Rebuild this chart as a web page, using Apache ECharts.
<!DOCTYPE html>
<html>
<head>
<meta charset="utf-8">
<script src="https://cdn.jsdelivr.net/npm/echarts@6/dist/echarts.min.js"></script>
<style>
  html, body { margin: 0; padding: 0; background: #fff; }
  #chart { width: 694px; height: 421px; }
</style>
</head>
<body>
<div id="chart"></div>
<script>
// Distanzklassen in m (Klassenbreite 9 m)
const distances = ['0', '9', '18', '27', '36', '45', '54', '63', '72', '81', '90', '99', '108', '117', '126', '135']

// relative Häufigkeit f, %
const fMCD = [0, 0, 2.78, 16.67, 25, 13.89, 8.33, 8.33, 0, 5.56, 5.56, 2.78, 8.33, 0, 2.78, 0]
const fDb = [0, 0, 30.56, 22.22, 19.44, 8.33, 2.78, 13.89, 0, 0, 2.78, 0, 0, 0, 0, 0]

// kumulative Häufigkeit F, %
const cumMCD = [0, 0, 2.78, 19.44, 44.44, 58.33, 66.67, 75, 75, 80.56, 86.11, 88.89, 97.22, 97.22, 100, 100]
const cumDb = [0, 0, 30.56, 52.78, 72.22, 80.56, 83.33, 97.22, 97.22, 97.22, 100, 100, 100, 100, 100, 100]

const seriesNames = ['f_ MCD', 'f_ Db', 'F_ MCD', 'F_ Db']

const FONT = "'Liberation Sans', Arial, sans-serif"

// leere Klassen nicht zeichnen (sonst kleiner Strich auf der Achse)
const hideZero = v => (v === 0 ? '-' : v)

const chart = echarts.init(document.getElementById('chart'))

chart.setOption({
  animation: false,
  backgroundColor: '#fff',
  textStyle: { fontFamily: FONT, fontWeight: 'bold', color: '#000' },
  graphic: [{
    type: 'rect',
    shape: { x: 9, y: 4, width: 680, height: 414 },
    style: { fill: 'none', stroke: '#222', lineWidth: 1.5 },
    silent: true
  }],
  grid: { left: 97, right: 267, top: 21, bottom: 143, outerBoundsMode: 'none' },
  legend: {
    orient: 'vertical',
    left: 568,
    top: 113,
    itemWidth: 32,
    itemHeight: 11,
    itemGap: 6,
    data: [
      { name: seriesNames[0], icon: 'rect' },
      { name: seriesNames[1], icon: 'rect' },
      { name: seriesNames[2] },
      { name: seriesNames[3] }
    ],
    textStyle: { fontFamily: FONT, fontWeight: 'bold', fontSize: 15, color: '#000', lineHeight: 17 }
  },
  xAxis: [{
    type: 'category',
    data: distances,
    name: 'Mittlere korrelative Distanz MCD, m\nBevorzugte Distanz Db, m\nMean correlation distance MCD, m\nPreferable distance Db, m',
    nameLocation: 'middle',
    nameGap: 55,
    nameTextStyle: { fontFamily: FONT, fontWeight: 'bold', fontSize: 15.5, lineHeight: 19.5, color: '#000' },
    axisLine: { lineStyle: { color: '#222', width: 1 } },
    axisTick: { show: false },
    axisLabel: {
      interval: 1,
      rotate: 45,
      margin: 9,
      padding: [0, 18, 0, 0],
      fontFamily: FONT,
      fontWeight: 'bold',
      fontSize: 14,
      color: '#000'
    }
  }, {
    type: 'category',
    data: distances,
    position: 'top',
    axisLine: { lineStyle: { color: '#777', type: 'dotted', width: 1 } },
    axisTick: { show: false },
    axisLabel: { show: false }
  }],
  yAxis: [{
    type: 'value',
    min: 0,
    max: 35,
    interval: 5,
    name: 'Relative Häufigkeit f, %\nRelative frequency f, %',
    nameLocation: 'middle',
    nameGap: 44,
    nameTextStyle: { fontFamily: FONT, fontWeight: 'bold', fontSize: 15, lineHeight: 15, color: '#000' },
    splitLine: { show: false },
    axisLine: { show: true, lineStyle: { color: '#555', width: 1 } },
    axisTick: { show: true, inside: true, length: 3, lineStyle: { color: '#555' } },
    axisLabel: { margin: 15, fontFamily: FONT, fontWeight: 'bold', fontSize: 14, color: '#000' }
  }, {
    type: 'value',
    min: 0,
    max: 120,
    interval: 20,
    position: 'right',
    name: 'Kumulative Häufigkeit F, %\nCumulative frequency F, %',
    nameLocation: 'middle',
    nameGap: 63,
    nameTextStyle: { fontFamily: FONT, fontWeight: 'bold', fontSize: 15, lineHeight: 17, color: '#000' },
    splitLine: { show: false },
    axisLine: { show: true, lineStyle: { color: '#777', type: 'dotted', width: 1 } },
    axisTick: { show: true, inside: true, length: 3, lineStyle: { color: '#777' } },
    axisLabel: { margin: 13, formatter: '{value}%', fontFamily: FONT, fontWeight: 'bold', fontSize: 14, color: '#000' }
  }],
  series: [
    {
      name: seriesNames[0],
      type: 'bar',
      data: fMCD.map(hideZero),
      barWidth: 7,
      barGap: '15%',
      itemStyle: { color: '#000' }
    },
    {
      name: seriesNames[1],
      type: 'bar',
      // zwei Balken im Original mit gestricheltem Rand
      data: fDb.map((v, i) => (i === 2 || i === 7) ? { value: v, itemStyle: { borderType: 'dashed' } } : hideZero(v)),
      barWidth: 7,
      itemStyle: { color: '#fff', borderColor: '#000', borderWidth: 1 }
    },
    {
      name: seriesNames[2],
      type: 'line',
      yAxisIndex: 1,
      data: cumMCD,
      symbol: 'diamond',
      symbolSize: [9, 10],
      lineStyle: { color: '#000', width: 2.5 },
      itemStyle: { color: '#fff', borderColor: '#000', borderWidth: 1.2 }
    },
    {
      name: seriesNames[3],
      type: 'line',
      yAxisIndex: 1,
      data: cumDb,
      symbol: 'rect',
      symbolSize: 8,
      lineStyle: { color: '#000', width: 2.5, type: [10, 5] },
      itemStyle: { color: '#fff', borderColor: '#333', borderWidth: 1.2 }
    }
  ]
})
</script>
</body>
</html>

※

- [Exercise details]: Quote every line of the data, word for word.

- [Result]:
Rebuild this chart as a web page, using Apache ECharts.
<!DOCTYPE html>
<html>
<head>
<meta charset="utf-8">
<script src="https://cdn.jsdelivr.net/npm/echarts@6/dist/echarts.min.js"></script>
<style>
  html, body { margin: 0; padding: 0; background: #fff; }
  #chart { width: 694px; height: 421px; }
</style>
</head>
<body>
<div id="chart"></div>
<script>
// Distanzklassen in m (Klassenbreite 9 m)
const distances = ['0', '9', '18', '27', '36', '45', '54', '63', '72', '81', '90', '99', '108', '117', '126', '135']

// relative Häufigkeit f, %
const fMCD = [0, 0, 2.78, 16.67, 25, 13.89, 8.33, 8.33, 0, 5.56, 5.56, 2.78, 8.33, 0, 2.78, 0]
const fDb = [0, 0, 30.56, 22.22, 19.44, 8.33, 2.78, 13.89, 0, 0, 2.78, 0, 0, 0, 0, 0]

// kumulative Häufigkeit F, %
const cumMCD = [0, 0, 2.78, 19.44, 44.44, 58.33, 66.67, 75, 75, 80.56, 86.11, 88.89, 97.22, 97.22, 100, 100]
const cumDb = [0, 0, 30.56, 52.78, 72.22, 80.56, 83.33, 97.22, 97.22, 97.22, 100, 100, 100, 100, 100, 100]

const seriesNames = ['f_ MCD', 'f_ Db', 'F_ MCD', 'F_ Db']

const FONT = "'Liberation Sans', Arial, sans-serif"

// leere Klassen nicht zeichnen (sonst kleiner Strich auf der Achse)
const hideZero = v => (v === 0 ? '-' : v)

const chart = echarts.init(document.getElementById('chart'))

chart.setOption({
  animation: false,
  backgroundColor: '#fff',
  textStyle: { fontFamily: FONT, fontWeight: 'bold', color: '#000' },
  graphic: [{
    type: 'rect',
    shape: { x: 9, y: 4, width: 680, height: 414 },
    style: { fill: 'none', stroke: '#222', lineWidth: 1.5 },
    silent: true
  }],
  grid: { left: 97, right: 267, top: 21, bottom: 143, outerBoundsMode: 'none' },
  legend: {
    orient: 'vertical',
    left: 568,
    top: 113,
    itemWidth: 32,
    itemHeight: 11,
    itemGap: 6,
    data: [
      { name: seriesNames[0], icon: 'rect' },
      { name: seriesNames[1], icon: 'rect' },
      { name: seriesNames[2] },
      { name: seriesNames[3] }
    ],
    textStyle: { fontFamily: FONT, fontWeight: 'bold', fontSize: 15, color: '#000', lineHeight: 17 }
  },
  xAxis: [{
    type: 'category',
    data: distances,
    name: 'Mittlere korrelative Distanz MCD, m\nBevorzugte Distanz Db, m\nMean correlation distance MCD, m\nPreferable distance Db, m',
    nameLocation: 'middle',
    nameGap: 55,
    nameTextStyle: { fontFamily: FONT, fontWeight: 'bold', fontSize: 15.5, lineHeight: 19.5, color: '#000' },
    axisLine: { lineStyle: { color: '#222', width: 1 } },
    axisTick: { show: false },
    axisLabel: {
      interval: 1,
      rotate: 45,
      margin: 9,
      padding: [0, 18, 0, 0],
      fontFamily: FONT,
      fontWeight: 'bold',
      fontSize: 14,
      color: '#000'
    }
  }, {
    type: 'category',
    data: distances,
    position: 'top',
    axisLine: { lineStyle: { color: '#777', type: 'dotted', width: 1 } },
    axisTick: { show: false },
    axisLabel: { show: false }
  }],
  yAxis: [{
    type: 'value',
    min: 0,
    max: 35,
    interval: 5,
    name: 'Relative Häufigkeit f, %\nRelative frequency f, %',
    nameLocation: 'middle',
    nameGap: 44,
    nameTextStyle: { fontFamily: FONT, fontWeight: 'bold', fontSize: 15, lineHeight: 15, color: '#000' },
    splitLine: { show: false },
    axisLine: { show: true, lineStyle: { color: '#555', width: 1 } },
    axisTick: { show: true, inside: true, length: 3, lineStyle: { color: '#555' } },
    axisLabel: { margin: 15, fontFamily: FONT, fontWeight: 'bold', fontSize: 14, color: '#000' }
  }, {
    type: 'value',
    min: 0,
    max: 120,
    interval: 20,
    position: 'right',
    name: 'Kumulative Häufigkeit F, %\nCumulative frequency F, %',
    nameLocation: 'middle',
    nameGap: 63,
    nameTextStyle: { fontFamily: FONT, fontWeight: 'bold', fontSize: 15, lineHeight: 17, color: '#000' },
    splitLine: { show: false },
    axisLine: { show: true, lineStyle: { color: '#777', type: 'dotted', width: 1 } },
    axisTick: { show: true, inside: true, length: 3, lineStyle: { color: '#777' } },
    axisLabel: { margin: 13, formatter: '{value}%', fontFamily: FONT, fontWeight: 'bold', fontSize: 14, color: '#000' }
  }],
  series: [
    {
      name: seriesNames[0],
      type: 'bar',
      data: fMCD.map(hideZero),
      barWidth: 7,
      barGap: '15%',
      itemStyle: { color: '#000' }
    },
    {
      name: seriesNames[1],
      type: 'bar',
      // zwei Balken im Original mit gestricheltem Rand
      data: fDb.map((v, i) => (i === 2 || i === 7) ? { value: v, itemStyle: { borderType: 'dashed' } } : hideZero(v)),
      barWidth: 7,
      itemStyle: { color: '#fff', borderColor: '#000', borderWidth: 1 }
    },
    {
      name: seriesNames[2],
      type: 'line',
      yAxisIndex: 1,
      data: cumMCD,
      symbol: 'diamond',
      symbolSize: [9, 10],
      lineStyle: { color: '#000', width: 2.5 },
      itemStyle: { color: '#fff', borderColor: '#000', borderWidth: 1.2 }
    },
    {
      name: seriesNames[3],
      type: 'line',
      yAxisIndex: 1,
      data: cumDb,
      symbol: 'rect',
      symbolSize: 8,
      lineStyle: { color: '#000', width: 2.5, type: [10, 5] },
      itemStyle: { color: '#fff', borderColor: '#333', borderWidth: 1.2 }
    }
  ]
})
</script>
</body>
</html>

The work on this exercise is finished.